On Sunday night I caught a serious baking bug and decided I wanted to use shredded carrots in something. On the back of my package of Bob’s Red Mill Amaranth Flour is a recipe for amaranth carrot cookies. That sounded pretty good, but I didn’t want to make cookies; I wanted bars. Gluten-free (because I feel better that way), carrot-cake-tasting, chewy bars.

Oh, but oops: I ate the last 2 eggs this morning. Ok, so it’ll have to be vegan too.

So I looked online for vegan blondie recipes, finding this wholly approachable gluten-free gem (“Blondies”) on That might have worked, but I lacked the egg replacer and the applesauce.

Besides that, the next recipe reference I found was for carrot cake bars which included raisins and pineapple. Oh yeah, pineapple! Can’t have carrot cake without pineapple.

Finally, a nice looking (but not gluten-free) vegan carrot cake recipe revealed the solution to my particular no-egg problem: flax seeds. Ah, yes! 2 tablespoons of ground flax, hydrated with a bit of water, will replace 1 egg, though not without a bit of nuttiness and perceptible addition of fiber.
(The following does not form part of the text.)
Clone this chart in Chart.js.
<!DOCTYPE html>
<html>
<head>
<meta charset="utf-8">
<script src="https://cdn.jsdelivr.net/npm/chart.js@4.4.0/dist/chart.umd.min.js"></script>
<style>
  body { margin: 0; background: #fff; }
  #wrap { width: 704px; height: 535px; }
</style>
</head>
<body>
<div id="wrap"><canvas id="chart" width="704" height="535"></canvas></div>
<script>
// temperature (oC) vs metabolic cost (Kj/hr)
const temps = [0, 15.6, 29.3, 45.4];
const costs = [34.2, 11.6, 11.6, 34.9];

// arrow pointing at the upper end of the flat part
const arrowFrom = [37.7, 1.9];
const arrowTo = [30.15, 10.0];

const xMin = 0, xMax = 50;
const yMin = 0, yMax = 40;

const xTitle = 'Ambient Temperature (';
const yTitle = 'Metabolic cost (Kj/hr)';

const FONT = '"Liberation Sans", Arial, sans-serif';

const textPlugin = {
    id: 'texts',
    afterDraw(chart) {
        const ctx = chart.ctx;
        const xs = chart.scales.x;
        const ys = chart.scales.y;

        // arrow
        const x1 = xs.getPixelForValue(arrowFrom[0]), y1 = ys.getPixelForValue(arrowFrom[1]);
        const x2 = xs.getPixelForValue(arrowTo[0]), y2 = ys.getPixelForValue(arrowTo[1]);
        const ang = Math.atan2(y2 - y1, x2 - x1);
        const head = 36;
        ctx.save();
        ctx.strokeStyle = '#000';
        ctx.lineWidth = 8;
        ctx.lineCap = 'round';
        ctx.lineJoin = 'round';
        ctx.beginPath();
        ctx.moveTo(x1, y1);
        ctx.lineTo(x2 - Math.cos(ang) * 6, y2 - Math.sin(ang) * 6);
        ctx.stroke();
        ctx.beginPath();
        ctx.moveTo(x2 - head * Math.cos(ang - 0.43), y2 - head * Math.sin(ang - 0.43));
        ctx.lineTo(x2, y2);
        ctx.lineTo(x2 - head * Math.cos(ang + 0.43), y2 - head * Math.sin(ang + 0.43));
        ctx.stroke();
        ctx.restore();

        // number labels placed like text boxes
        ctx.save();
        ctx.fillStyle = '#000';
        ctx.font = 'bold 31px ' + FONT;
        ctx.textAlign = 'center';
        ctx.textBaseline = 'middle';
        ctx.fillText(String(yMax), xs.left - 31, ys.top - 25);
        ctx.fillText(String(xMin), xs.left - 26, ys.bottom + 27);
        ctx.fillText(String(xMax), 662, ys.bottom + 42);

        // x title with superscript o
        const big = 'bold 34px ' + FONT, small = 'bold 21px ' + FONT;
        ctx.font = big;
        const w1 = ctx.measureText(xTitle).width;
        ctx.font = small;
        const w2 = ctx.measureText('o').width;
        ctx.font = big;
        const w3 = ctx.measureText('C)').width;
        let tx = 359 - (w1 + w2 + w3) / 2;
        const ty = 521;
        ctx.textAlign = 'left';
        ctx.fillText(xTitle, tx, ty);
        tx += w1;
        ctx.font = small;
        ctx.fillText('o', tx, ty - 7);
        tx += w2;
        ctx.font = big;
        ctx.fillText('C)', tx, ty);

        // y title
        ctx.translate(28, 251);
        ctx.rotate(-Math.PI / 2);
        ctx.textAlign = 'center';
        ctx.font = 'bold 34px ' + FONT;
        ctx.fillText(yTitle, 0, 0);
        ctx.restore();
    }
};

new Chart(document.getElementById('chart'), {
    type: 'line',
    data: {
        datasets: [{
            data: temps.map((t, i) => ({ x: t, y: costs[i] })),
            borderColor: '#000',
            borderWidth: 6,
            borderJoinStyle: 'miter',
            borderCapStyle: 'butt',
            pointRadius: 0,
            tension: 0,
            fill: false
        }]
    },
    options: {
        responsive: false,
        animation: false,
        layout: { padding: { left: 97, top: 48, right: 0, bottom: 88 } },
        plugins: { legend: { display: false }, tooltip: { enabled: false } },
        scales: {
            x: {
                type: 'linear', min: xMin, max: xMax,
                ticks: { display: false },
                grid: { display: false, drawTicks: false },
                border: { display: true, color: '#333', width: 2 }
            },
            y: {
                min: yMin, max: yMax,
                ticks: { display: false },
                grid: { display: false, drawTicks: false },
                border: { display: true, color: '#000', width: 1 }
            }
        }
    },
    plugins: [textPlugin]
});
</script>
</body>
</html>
I stared at these recipes for a good 10 minutes, then threw a bunch of stuff in a 9×13″ glass casserole and baked it. It took a long time to bake (35 minutes), and I am not good at waiting.
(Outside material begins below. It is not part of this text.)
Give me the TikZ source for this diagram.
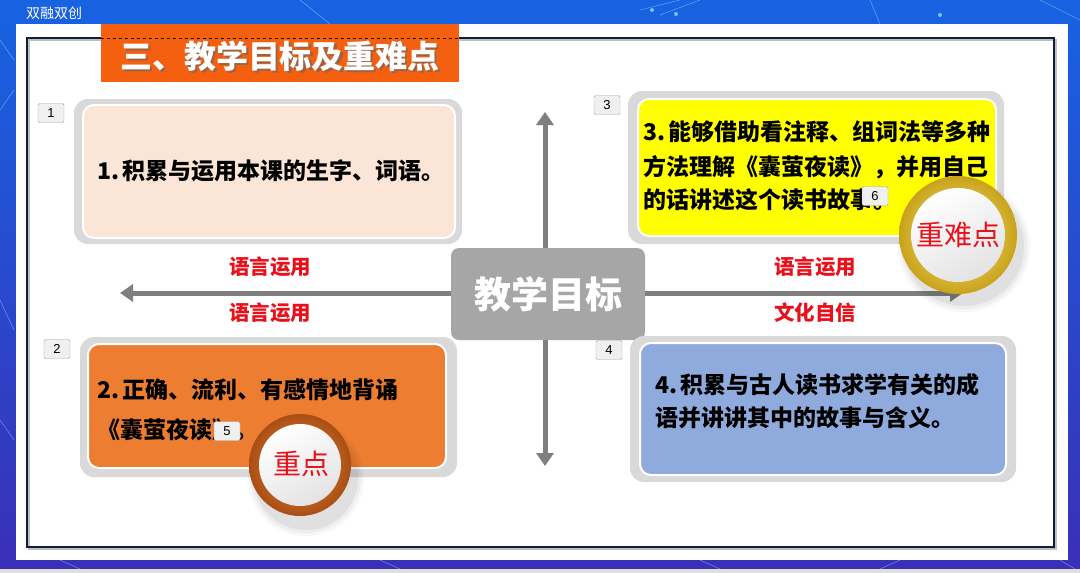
\documentclass[tikz,border=0pt]{standalone}
\usepackage{fontspec}
\setmainfont{Liberation Sans}
\newfontfamily\cjk{Noto Sans CJK SC}
\usetikzlibrary{arrows.meta}
\definecolor{bgtop}{HTML}{1763E2}
\definecolor{bgbot}{HTML}{3A2FB6}
\definecolor{peach}{HTML}{FBE5D6}
\definecolor{yel}{HTML}{FFFF00}
\definecolor{org}{HTML}{ED7D31}
\definecolor{blu}{HTML}{8FAADC}
\definecolor{ringgray}{HTML}{D9D9D9}
\definecolor{arrowgray}{HTML}{7F7F7F}
\definecolor{centergray}{HTML}{A6A6A6}
\definecolor{titleorange}{HTML}{F4600F}
\definecolor{redtxt}{HTML}{E8101A}
\definecolor{framecol}{HTML}{0F1E3C}
\definecolor{goldin}{HTML}{F6EE78}
\definecolor{goldout}{HTML}{C9A21C}
\definecolor{orgin}{HTML}{F0883A}
\definecolor{orgout}{HTML}{A94E14}
\begin{document}
\begin{tikzpicture}[x=1pt,y=-1pt,
  outerbox/.style={fill=ringgray, draw=none, rounded corners=14pt, inner sep=0pt},
  innerbox/.style={draw=white, line width=2pt, rounded corners=11pt, inner sep=0pt},
  numbox/.style={draw=gray!70, fill=gray!12, rounded corners=1.5pt, minimum width=26pt, minimum height=19pt, inner sep=0pt, font=\fontsize{13}{13}\selectfont},
  bodytxt/.style={anchor=west, inner sep=0pt, font=\cjk\bfseries\fontsize{23}{23}\selectfont},
  redlab/.style={text=redtxt, inner sep=0pt, font=\cjk\bfseries\fontsize{20.5}{20.5}\selectfont},
  arr/.style={draw=arrowgray, line width=5pt, -{Triangle[width=17pt,length=13pt]}},
  badgetxt/.style={text=redtxt, inner sep=0pt, font=\cjk\fontsize{28}{28}\selectfont},
  bgline/.style={draw=cyan!40, line width=0.6pt, opacity=0.5},
]
\useasboundingbox (0,0) rectangle (1080,573);
% background
\shade[top color=bgtop, bottom color=bgbot] (0,0) rectangle (1080,573);
\fill[gray!25] (0,569) rectangle (1080,573);
\draw[bgline] (0,40) -- (14,60) (0,110) -- (14,90) (0,300) -- (14,330) (0,420) -- (14,440);
\draw[bgline] (300,0) -- (330,24) (640,10) -- (680,0) (660,15) -- (700,0) (870,0) -- (880,24) (1040,0) -- (1080,20);
\draw[bgline] (60,560) -- (80,569) (380,560) -- (400,569) (700,560) -- (720,569) (900,560) -- (880,569) (1060,560) -- (1075,569);
\fill[cyan!60] (652,10) circle (2) (676,14) circle (2) (940,15) circle (2);
\node[text=white, inner sep=0pt, anchor=west, font=\cjk\fontsize{14}{14}\selectfont] (brand) at (26,13) {双融双创};
% white panel
\fill[white] (16,24) rectangle (1068,560);
% frame
\draw[gray!50, line width=1.5pt] (29,40) rectangle (1056,549);
\draw[framecol, line width=1.5pt] (27,38) rectangle (1054,547);
% title
\node[fill=titleorange, minimum width=358, minimum height=58, inner sep=0pt] (title) at (280,53) {};
\draw[black, dashed, line width=0.6pt] (title.west |- 0,38) -- (title.east |- 0,38);
\node[text=black!60, opacity=0.6, inner sep=0pt, font=\cjk\bfseries\fontsize{32}{32}\selectfont] at (282,58) {三、教学目标及重难点};
\node[text=white, inner sep=0pt, font=\cjk\bfseries\fontsize{32}{32}\selectfont] (titletxt) at (280,56) {三、教学目标及重难点};
% center node
\node[fill=centergray, rounded corners=8pt, minimum width=194, minimum height=92, inner sep=0pt, text=white, font=\cjk\bfseries\fontsize{37}{37}\selectfont] (ctr) at (548,294) {教学目标};
\coordinate (tipU) at (545,112);
\coordinate (tipD) at (545,466);
\coordinate (tipL) at (120,293);
\coordinate (tipR) at (963,293);
\draw[arr] (ctr.north -| tipU) -- (tipU);
\draw[arr] (ctr.south -| tipD) -- (tipD);
\draw[arr] (ctr.west |- tipL) -- (tipL);
\draw[arr] (ctr.east |- tipR) -- (tipR);
% red labels
\node[redlab] (l1) at (270,267) {语言运用};
\node[redlab] (l2) at (270,313) {语言运用};
\node[redlab] (l3) at (815,267) {语言运用};
\node[redlab] (l4) at (815,313) {文化自信};
% box 1
\node[outerbox, minimum width=388, minimum height=145] (o1) at (268,171.5) {};
\node[innerbox, fill=peach, minimum width=372, minimum height=133] (b1) at (269,171.5) {};
\node[bodytxt] (t1) at (97,171) {1.\hspace{3pt}积累与运用本课的生字、词语。};
\node[numbox] (n1) at (51,113) {1};
% box 3
\node[outerbox, minimum width=376, minimum height=153] (o3) at (816,167.5) {};
\node[innerbox, fill=yel, minimum width=358, minimum height=137] (b3) at (817,167.5) {};
\node[bodytxt] (t3a) at (643,132) {3.\hspace{3pt}能够借助看注释、组词法等多种};
\node[bodytxt] (t3b) at (643,167) {方法理解《囊萤夜读》，并用自己};
\node[bodytxt] (t3c) at (643,200) {的话讲述这个读书故事。};
\node[numbox] (n3) at (607,105) {3};
\node[numbox] (n6) at (875,196) {6};
% box 2
\node[outerbox, minimum width=377, minimum height=140] (o2) at (268.5,407) {};
\node[innerbox, fill=org, minimum width=358, minimum height=124] (b2) at (267,406) {};
\node[bodytxt] (t2a) at (97,390) {2.\hspace{3pt}正确、流利、有感情地背诵};
\node[bodytxt] (t2b) at (97,430) {《囊萤夜读》。};
\node[numbox] (n2) at (57,349) {2};
\node[numbox] (n5) at (227,431) {5};
% box 4
\node[outerbox, minimum width=386, minimum height=146] (o4) at (823,409) {};
\node[innerbox, fill=blu, minimum width=366, minimum height=132] (b4) at (823,409) {};
\node[bodytxt] (t4a) at (655,385) {4.\hspace{3pt}积累与古人读书求学有关的成};
\node[bodytxt] (t4b) at (655,418) {语并讲讲其中的故事与含义。};
\node[numbox] (n4) at (609,350) {4};
% badge 重难点
\foreach \r/\o in {66/0.03,63/0.04,60/0.05}{\fill[black, opacity=\o] (964,246) circle (\r);}
\shade[inner color=goldin, outer color=goldout] (958,235) circle (59);
\shade[top color=white, bottom color=gray!22, shading angle=30] (958,235) circle (47);
\node[badgetxt] (bd1) at (958,235) {重难点};
% badge 重点
\foreach \r/\o in {58/0.03,55/0.04,52/0.05}{\fill[black, opacity=\o] (306,478) circle (\r);}
\shade[inner color=orgin, outer color=orgout] (300,465) circle (51);
\shade[top color=white, bottom color=gray!22, shading angle=30] (300,465) circle (41);
\node[badgetxt] (bd2) at (301,464) {重点};
\end{tikzpicture}
\end{document}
So I stared at all the ingredients I had out in front of me and said, “what can I throw together with all of this stuff that would bake in about 10 minutes?”

Yes, this is how my mind — nay, my whole life — works.
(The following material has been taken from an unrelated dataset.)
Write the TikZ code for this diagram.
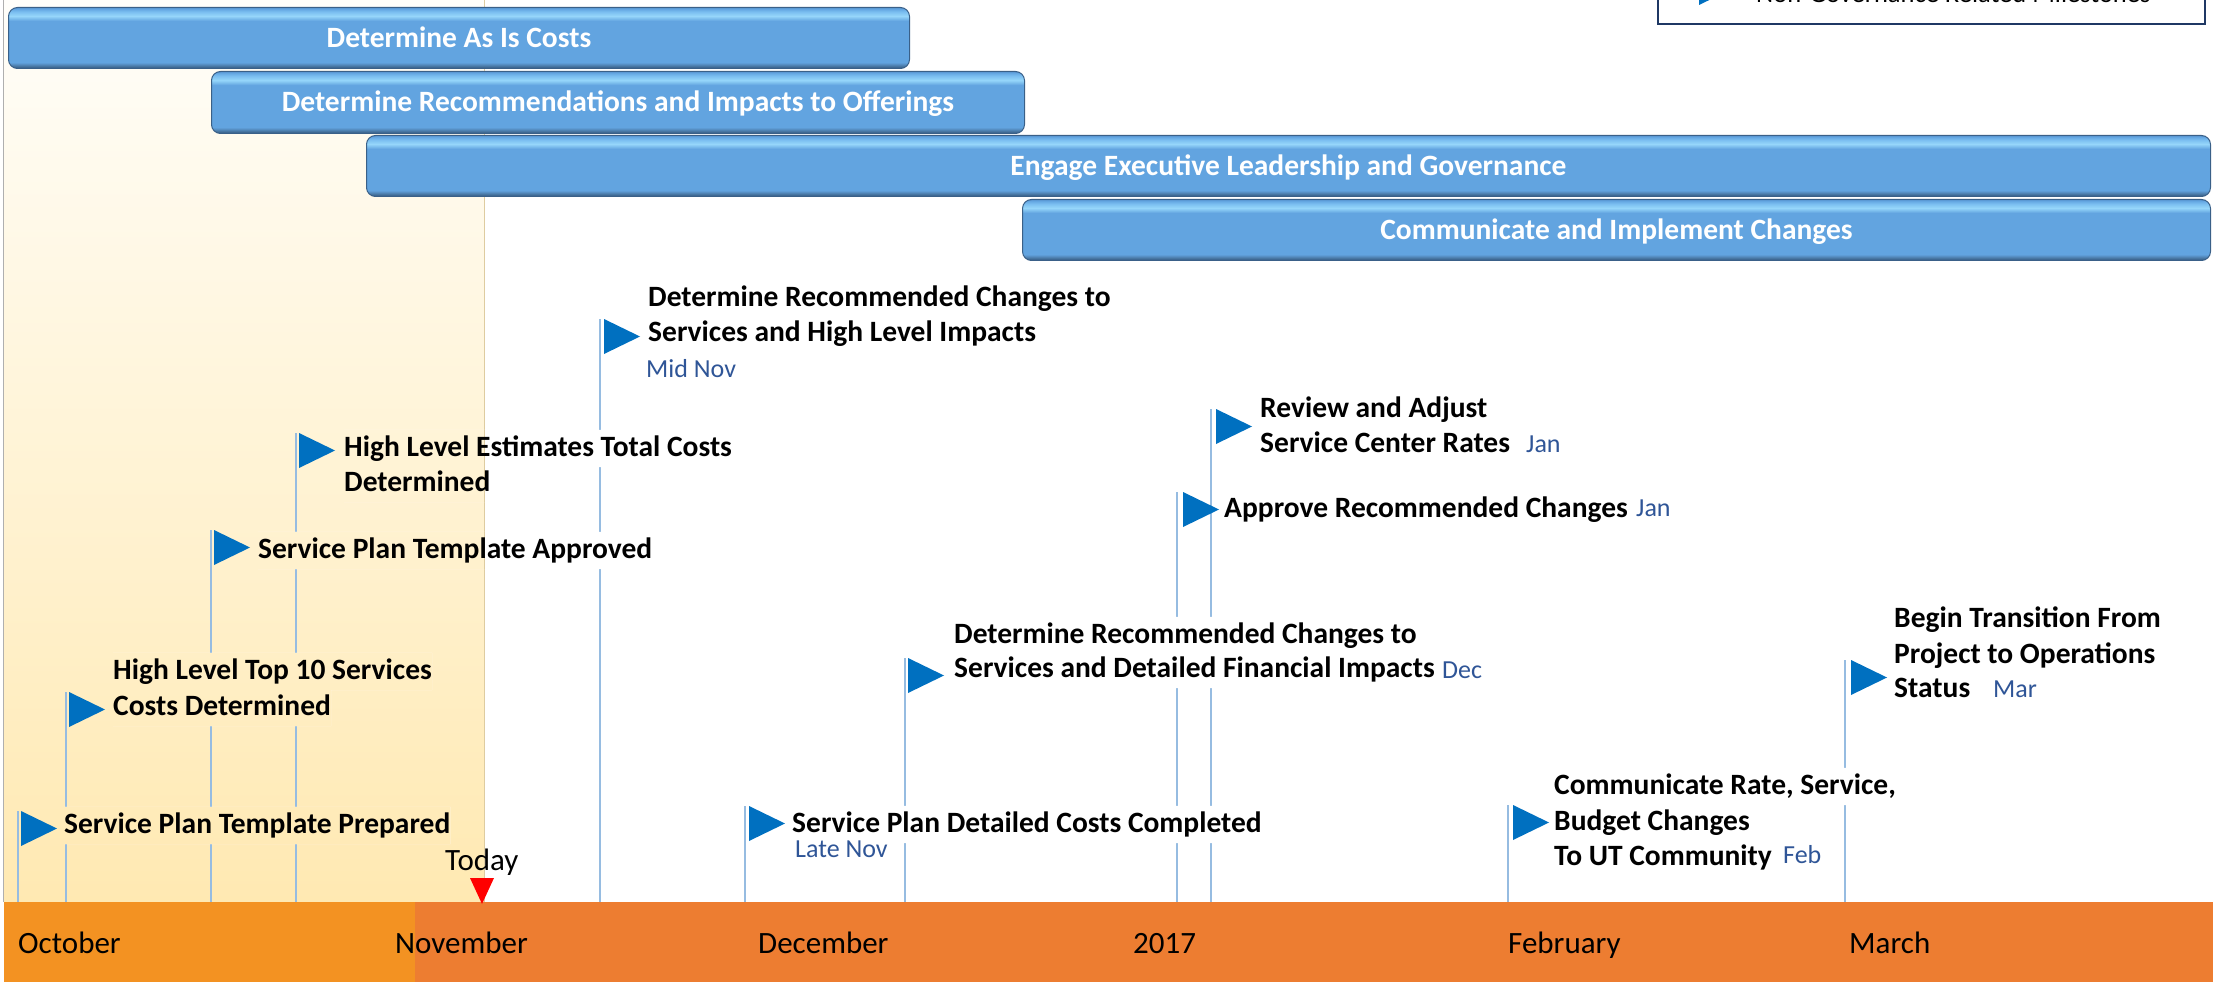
\documentclass[tikz,border=0pt]{standalone}
\usepackage{fontspec}
\setmainfont{Carlito}
\pgfdeclarelayer{bglayer}
\pgfdeclarelayer{midlayer}
\pgfsetlayers{bglayer,midlayer,main}
\definecolor{flagblue}{RGB}{0,112,192}
\definecolor{polec}{RGB}{150,188,225}
\definecolor{datec}{RGB}{47,85,151}
\definecolor{octc}{RGB}{243,146,34}
\definecolor{tlc}{RGB}{237,125,49}
\definecolor{shadetop}{RGB}{255,254,250}
\definecolor{shadebot}{RGB}{255,233,178}
\definecolor{barmid}{RGB}{98,164,224}
\definecolor{barlight}{RGB}{150,214,250}
\definecolor{barlight2}{RGB}{122,190,240}
\definecolor{bartop}{RGB}{86,146,204}
\definecolor{bardark}{RGB}{52,90,130}
\definecolor{bardark2}{RGB}{72,118,162}
\definecolor{barborder}{RGB}{58,96,136}
\definecolor{legendc}{RGB}{31,56,100}
\definecolor{edgetan}{RGB}{222,204,160}
\definecolor{edgegray}{RGB}{175,175,175}
\pgfdeclareverticalshading{barshade}{100bp}{color(0bp)=(bardark); color(25bp)=(bardark); color(27bp)=(bardark2); color(30bp)=(barmid); color(64bp)=(barmid); color(68bp)=(barlight); color(71.5bp)=(barlight2); color(74bp)=(barmid); color(75bp)=(bartop); color(100bp)=(bartop)}
\newcommand\msfont{\fontsize{29.5}{35}\selectfont\bfseries}
\newcommand\datefont{\fontsize{26}{31}\selectfont}
\newcommand\monthfont{\fontsize{31}{36}\selectfont}
\newcommand\legfont{\fontsize{26.5}{32}\selectfont}
\tikzset{
  taskbar/.style={rectangle, rounded corners=9pt, shading=barshade, draw=barborder, line width=1pt,
    anchor=north west, inner sep=0pt, text=white, font=\msfont, text height=19pt, text depth=0pt},
  ms/.style={anchor=base west, inner xsep=0pt, inner ysep=4pt, font=\msfont, text height=22pt, text depth=7pt},
  msdate/.style={anchor=base west, inner xsep=0pt, inner ysep=4pt, font=\datefont, text=datec, text height=22pt, text depth=7pt},
  month/.style={anchor=base west, inner sep=0pt, font=\monthfont},
  pole/.style={draw=polec, line width=1.5pt},
  flagfill/.style={fill=flagblue},
  tlbar/.style={anchor=north west, inner sep=0pt, minimum height=80pt}
}
\begin{document}
\begin{tikzpicture}[x=1pt,y=-1pt]
\useasboundingbox (0,0) rectangle (2213,984);

% background region (up to today)
\begin{pgfonlayer}{bglayer}
  \fill[white] (0,0) rectangle (2213,984);
  \shade[top color=shadetop,bottom color=shadebot] (4,0) rectangle (484,902);
  \draw[edgegray, line width=1.2pt] (3.5,0) -- (3.5,902);
  \draw[edgetan, line width=1pt] (484,0) -- (484,902);
\end{pgfonlayer}

% timeline
\node[tlbar, fill=octc, minimum width=411pt] (tlo) at (4,902) {};
\node[tlbar, fill=tlc, minimum width=1798pt] (tl) at (415,902) {};
\node[month] (mOct) at (18,953) {October};
\node[month] (mNov) at (395,953) {November};
\node[month] (mDec) at (758,953) {December};
\node[month] (m2017) at (1133,953) {2017};
\node[month] (mFeb) at (1508,953) {February};
\node[month] (mMar) at (1849,953) {March};

% today marker
\node[month] (today) at (445,870) {Today};
\coordinate (tt) at (482,904);
\fill[red] (tt) -- ++(-12,-26) -- ++(24,0) -- cycle;

% task bars
\node[taskbar, minimum width=901pt, minimum height=61pt] (b1) at (8,7) {Determine As Is Costs};
\node[taskbar, minimum width=813pt, minimum height=62pt] (b2) at (211,71) {Determine Recommendations and Impacts to Offerings};
\node[taskbar, minimum width=1844pt, minimum height=61pt] (b3) at (366,135) {Engage Executive Leadership and Governance};
\node[taskbar, minimum width=1188pt, minimum height=61pt] (b4) at (1022,199) {Communicate and Implement Changes};

% legend (cut off at the top)
\draw[legendc, line width=2pt, fill=white] (1658,-40) rectangle (2205,24);
\coordinate (lf) at (1699,-30);
\fill[flagfill] (lf) -- ++(0,35) -- ++(36,-17.5) -- cycle;
\node[anchor=base west, inner sep=0pt, font=\legfont] (leg) at (1756,3) {Non-Governance Related Milestones};

% flags
\foreach \n/\px/\fx/\fy in {1/18/21/811, 2/66/69/692, 3/211/214/530, 4/296/299/433, 5/600/604/319, 6/745/749/806, 7/905/908/658, 8/1177/1183/492, 9/1211/1216/409, 10/1508/1513/805, 11/1845/1851/660} {
  \coordinate (p\n) at (\px,\fy);
  \coordinate (f\n) at (\fx,\fy);
  \fill[flagfill] (f\n) -- ++(0,35) -- ++(36,-17.5) -- cycle;
}

% milestone texts
\node[ms] (m1) at (64,833) {Service Plan Template Prepared};
\node[ms] (m2a) at (113,679) {High Level Top 10 Services};
\node[ms] (m2b) at (113,715) {Costs Determined};
\node[ms] (m3) at (258,558) {Service Plan Template Approved};
\node[ms] (m4a) at (344,456) {High Level Estimates Total Costs};
\node[ms] (m4b) at (344,491) {Determined};
\node[ms] (m5a) at (648,306) {Determine Recommended Changes to};
\node[ms] (m5b) at (648,341) {Services and High Level Impacts};
\node[msdate] (m5d) at (646,377) {Mid Nov};
\node[ms] (m6a) at (792,832) {Service Plan Detailed Costs Completed};
\node[msdate] (m6d) at (795,857) {Late Nov};
\node[ms] (m7a) at (954,643) {Determine Recommended Changes to};
\node[ms] (m7b) at (954,677) {Services and Detailed Financial Impacts};
\node[msdate] (m7d) at (1442,678) {Dec};
\node[ms] (m8a) at (1224,517) {Approve Recommended Changes};
\node[msdate] (m8d) at (1636,516) {Jan};
\node[ms] (m9a) at (1260,417) {Review and Adjust};
\node[ms] (m9b) at (1260,452) {Service Center Rates};
\node[msdate] (m9d) at (1526,452) {Jan};
\node[ms] (m10a) at (1554,794) {Communicate Rate, Service,};
\node[ms] (m10b) at (1554,830) {Budget Changes};
\node[ms] (m10c) at (1554,865) {To UT Community};
\node[msdate] (m10d) at (1783,863) {Feb};
\node[ms] (m11a) at (1894,627) {Begin Transition From};
\node[ms] (m11b) at (1894,663) {Project to Operations};
\node[ms] (m11c) at (1894,697) {Status};
\node[msdate] (m11d) at (1993,697) {Mar};

% poles, hidden behind the text lines
\begin{pgfonlayer}{midlayer}
  \foreach \n in {1,...,11} {
    \draw[pole] (p\n) -- (p\n |- tl.north);
  }
  \begin{scope}
    \clip foreach \m in {m1,m2a,m2b,m3,m4a,m4b,m5a,m5b,m5d,m6a,m6d,m7a,m7b,m7d,m8a,m8d,m9a,m9b,m9d,m10a,m10b,m10c,m10d,m11a,m11b,m11c,m11d} {(\m.south west) rectangle (\m.north east)};
    \fill[white] (0,0) rectangle (2213,902);
    \shade[top color=shadetop,bottom color=shadebot] (4,0) rectangle (484,902);
    \draw[edgetan, line width=1pt] (484,0) -- (484,902);
  \end{scope}
\end{pgfonlayer}
\end{tikzpicture}
\end{document}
Using roughly the same stuff as the carrot-pineapple bars in the oven, but resolving to reduce the amount of wetness after I saw how mushy were the bars-which-were-not-much-like-bars-at-all, a cookie batter emerged that I could tell would be perfect for oats. But I was fresh out of raisins… ah hah! These dates would do. I’d never cooked with black sphinx dates before, but since these cookies were a total experiment, I figured it was a good time to try.

The resultant cookies from this “method” were so amazing, I could hardly believe my luck at finding all the ingredients scribbled down afterwards. Thanks, younger me!

Well, here are the accidentally awesome oat date cookies.


1 C coconut flour
1 C Bob’s Red Mill gluten-free biscuit and baking flour
1/2 tsp baking soda
1/3 tsp salt
1 tbsp cinnamon

5 Tb flax seed, freshly ground + 1/3 C water
1/2 C + 1 Tbsp oil
1/2 C honey
1/2 C light brown sugar
1 tsp vanilla


2 cups quick-cooking oats (you could try regular oats; let me know how they turn out)
1/2 cup chopped dates (I used fresh black sphinx dates, which were delicious)

What to Do:

  1. Preheat the oven to 350 degrees F.
  2. Whip up the ground flax seed and water in a large bowl as if they were eggs. Leave to rest for at least 10 minutes. Do the next 3 steps while you’re waiting.
  3. Mix up all the dry ingredients in another large bowl.
  4. Pull out 2 baking sheets and grease them with a little coconut oil (or cooking spray, if you must).
  5. Make tea.
  6. Stir the rest of the wet ingredients into the flax seed mush, starting with the oil, then adding the brown sugar, and finishing with the honey.
  7. Gradually pour and stir the dry ingredients into the wet ones.
  8. You should now have a relatively wet batter that is ready to accept the “filling” ingredients. Start by stirring in the dates, trying as best you can to get them evenly distributed. Then stir in the oats a half-cup at a time. This will probably become physically difficult by the second cup. Your batter will be really sticky, as demonstrated by the picture.
  9. Shape batter into 2- or 3-inch cookies about 1/2-inch tall on the baking sheets. These cookies will not change shape one iota when they bake. So I guess you could make fun shapes or something, if you wanted.
  10. Bake for 12 minutes at 350 degrees F. For me, 12 minutes was PERFECT, but do check them after 10 minutes. They should look just slightly brown on top and on the edges.

Straight out of the oven, these cookies are a little odd. Go ahead and try them, but I guarantee you’ll like them better after they’ve rested and cooled. I liked them the best when I had to feed Calvin at 4am that morning.